In any new group on R2-12, there will be people who tell you that it
doesn't work. This is the not-going-right type of case. There are two
possible reasons why the case is not going right:

1. A rock slam on List One was missed and not opposed.

or 2. Somebody shifted the cycle of action.

Opposition cycles of action are always more important than represent
cycles. So get the earliest and come up the track consecutively, unless the
List One was done as a later case action, in which case you fix any goof there
first. Fix the first goof on List One first. So the order of repair is:

1. First goof on List One.

2. Rest of List One goofs in chronological order.

3. First goof on R2-12 oppose list.

4. Rest of R2-12 oppose list goofs in order.

5. First represent list goof.

6. Rest of represent list goofs, in order.

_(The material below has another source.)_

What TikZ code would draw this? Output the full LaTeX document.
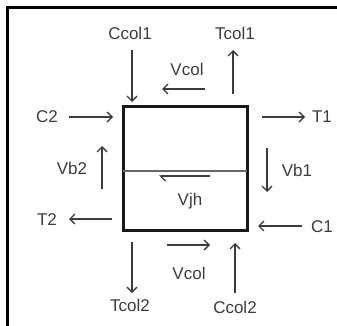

Then there is the dead horse case, on which no one can find a rock slam.
This could be an incomplete cycle of action case. You should look for the
following in such a case:

1. Failure to oppose a rockslamming item, particularly on List One. List
One must be in restimulation for the case to now be laying dead
horses.

2. Failure to complete the "oppose" list, if the item was opposed.

3. Auditor needed a white cane. He didn't recognize or report rock slams
that were there, particularly in a co-audit. To determine whether
this is the case, you have to observe. Get one of the dead horse
lists extended and see if it rockslams, or extend it yourself and
see.

4. Representing something that would become a dead horse. You will get
complaints about cases rockslamming too much to get ruds in. The best
way to turn off the rock slam is to represent something that would
become a dead horse. The rule is that a case will continue to
rockslam only when the subject that the rock slam is on continues to
be addressed by the auditor. If you are listing one thing, the PC
doesn't rockslam on something else.

"You don't even get a phantom slam on an uncharged list. The list has to
be hot ... to turn the slam on." You can get confused as to which item is
slamming, as the rock slam turns on and off. The phantom slam has this
characteristic: it never obeys the auditor. It turns on and off, but it can't
be controlled. The PC, in such a case, can't be controlled either. He is
never doing what you tell him to do. But a rockslamming item on such a case
will obey the auditor. The item will slam as long as the PC thinks about it,
then stops when he puts "suppress", etc., on it. If you get these buttons
off, it will slam again.

However, you can kill an R2-12 item with tiger drilling. It should be
done briefly, because the items are in PT.

So, in patching up a case, look for:

1. List One errors.

2. Oppositions.

It is lucky that case patch-up is so simple, since the number of possible
errors is almost infinite. However, there are not infinite numbers of special
cases on R2-12. The commonest mistake is for someone to go on and on
representing and never check whether the item they are representing is now
rockslamming. It may well, now that it has been unburdened. So check it from
time to time, especially if it won't null.

False reports will give you the least difficulty, except for cases where
PCs tell you that they have pain, when it is really sensation. They will also
lie about the fact that they have been invalidating items. Getting a clean
needle before nulling pulls all that up.

Running the case parallels repairing the case. Doing R2-12 follows the
same order of importance as the repair priorities.

An embarrassment you can get into is getting rocket reads instead of rock
slams on R2-12. First be sure it was a rocket read. Rocket reads take
precedence over rock slams, so just oppose it. Since the PC can use a rocket
read item to find a goal with, the PC may be continually intruding his goal,
at this point.

Fine. Get it checked out. Don't leave it in doubt. When he gets his goal he
can run R2-12 better. This doesn't mean that he can be run on his goal.
Complete R2-12 first. The case that is being cleared over the top of an R2-12
PTP won't stay F/N'ing, even if it gets to an F/N. Eighty percent of all
cases that have tried to go clear have hung up here, so it is very important.